"Saya mempersoalkan tentang adanya biaya tidak resmi yang selama ini secara terus menerus terjadi dan dialami pekerja migran kita, yaitu overcharging kurang lebih Rp33 juta. Ini adalah praktik yang sangat memberatkan pekerja migran kita, tapi secara fakta ini juga terjadi di lapangan," kata Kepala BP2MI Benny dalam konferensi pers virtual dipantau dari Jakarta, Kamis.
Menurut Benny, praktik itu telah dia ungkapkan juga dalam rapat bilateral dengan Taiwan yang dilakukan pada Kamis (8/4) ini.

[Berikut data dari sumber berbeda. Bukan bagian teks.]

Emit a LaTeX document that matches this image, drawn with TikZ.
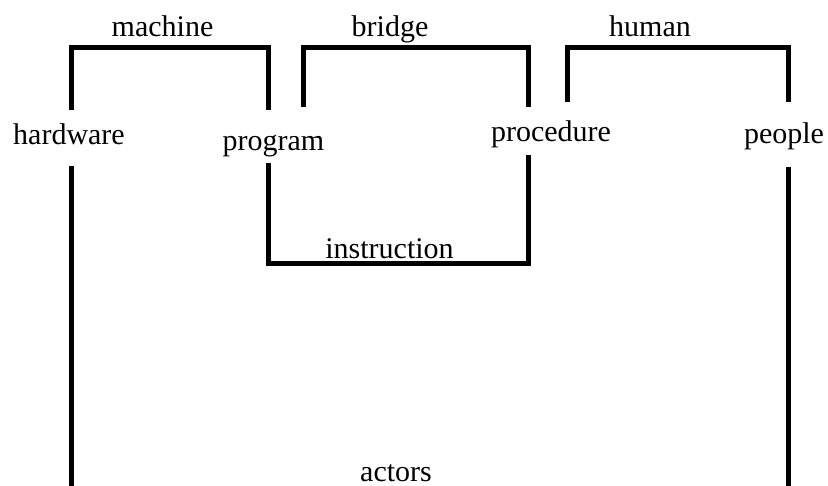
\documentclass[tikz,border=0pt]{standalone}
\usepackage{fontspec}
\setmainfont{Liberation Serif}
\begin{document}
\begin{tikzpicture}[x=1pt,y=-1pt,
  lbl/.style={font=\fontsize{30}{36}\selectfont, inner sep=0pt, anchor=base},
  link/.style={line width=5pt, line join=miter, line cap=butt}]
\useasboundingbox (0,0) rectangle (828,486);
\clip (0,0) rectangle (828,486);
% term nodes
\node[lbl] (hardware) at (69,145) {hardware};
\node[lbl] (program) at (273.5,150.5) {program};
\node[lbl] (procedure) at (551,141.5) {procedure};
\node[lbl] (people) at (784,143.5) {people};
% relation labels
\node[lbl] (machine) at (162.5,36.5) {machine};
\node[lbl] (bridge) at (390,36.5) {bridge};
\node[lbl] (human) at (650,36.5) {human};
\node[lbl] (instruction) at (389.5,258.5) {instruction};
\node[lbl] (actors) at (396,481) {actors};
% bracket levels
\coordinate (top) at (0,48);
\coordinate (instr) at (0,264);
\coordinate (bottom) at (0,486);
% line ends
\coordinate (hwT) at (71.7,110);
\coordinate (hwB) at (71.7,166);
\coordinate (prT) at (268,110);
\coordinate (prT2) at (303,107);
\coordinate (prB) at (268,163);
\coordinate (pcT) at (528.5,107);
\coordinate (pcT2) at (567,102);
\coordinate (pcB) at (528.5,155);
\coordinate (peT) at (788,102);
\coordinate (peB) at (788,167);
% brackets
\draw[link] (hwT) -- (hwT |- top) -- (prT |- top) -- (prT);
\draw[link] (prT2) -- (prT2 |- top) -- (pcT |- top) -- (pcT);
\draw[link] (pcT2) -- (pcT2 |- top) -- (peT |- top) -- (peT);
\draw[link] (prB) -- (prB |- instr) -- (pcB |- instr) -- (pcB);
\draw[link] (hwB) -- (hwB |- bottom);
\draw[link] (peB) -- (peB |- bottom);
\end{tikzpicture}
\end{document}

Dalam dokumen dengan judul surat pernyataan biaya penempatan PMI ke Taiwan yang diterima oleh BP2MI memperlihatkan terdapat komponen biaya tambahan. Menurut Benny, dokumen sejenis sudah lama digunakan oleh calon pekerja Indonesia yang ingin berangkat ke Taiwan.
Dalam dokumen itu tertulis salah satunya adanya biaya jasa agensi sebesar 60.000 Dolar Taiwan atau sekitar Rp30 juta.
"Ini sudah berlangsung lama dan menjadi beban calon pekerja migran Indonesia," kata Benny.
Benny mengatakan telah bertanya kepada pihak Taiwan terkait komponen tersebut yang langsung dibantah oleh Taiwan, menyebutnya sebagai dokumen yang tidak diakui oleh wilayah kepulauan itu.
Dalam dokumen itu, kata Benny, telah terjadi penambahan item atau hal-hal lain yang merupakan hasil modifikasi dan formulir tersebut bukan dokumen resmi yang dikeluarkan oleh pihak Taiwan.
"Menariknya adalah dokumen ini menjadi resmi dan berlaku selama ini dan bahkan menjadi syarat bagi calon PMI yang akan berangkat ke Taiwan. Dokumen ini bahkan menjadi syarat pengurusan visa," kata Benny.
Dalam kesempatan tersebut Benny menegaskan akan mengusut secara internal bagaimana proses dokumen tersebut dapat keluar dan terjadi modifikasi tersebut.
"Saya katakan tadi dengan tegas saya tidak akan segan-segan menyeret siapa pun yang terlibat dalam penyalahgunaan dokumen tersebut," ujarnya, memastikan akan melaporkan praktik tersebut kepada Kepolisian RI.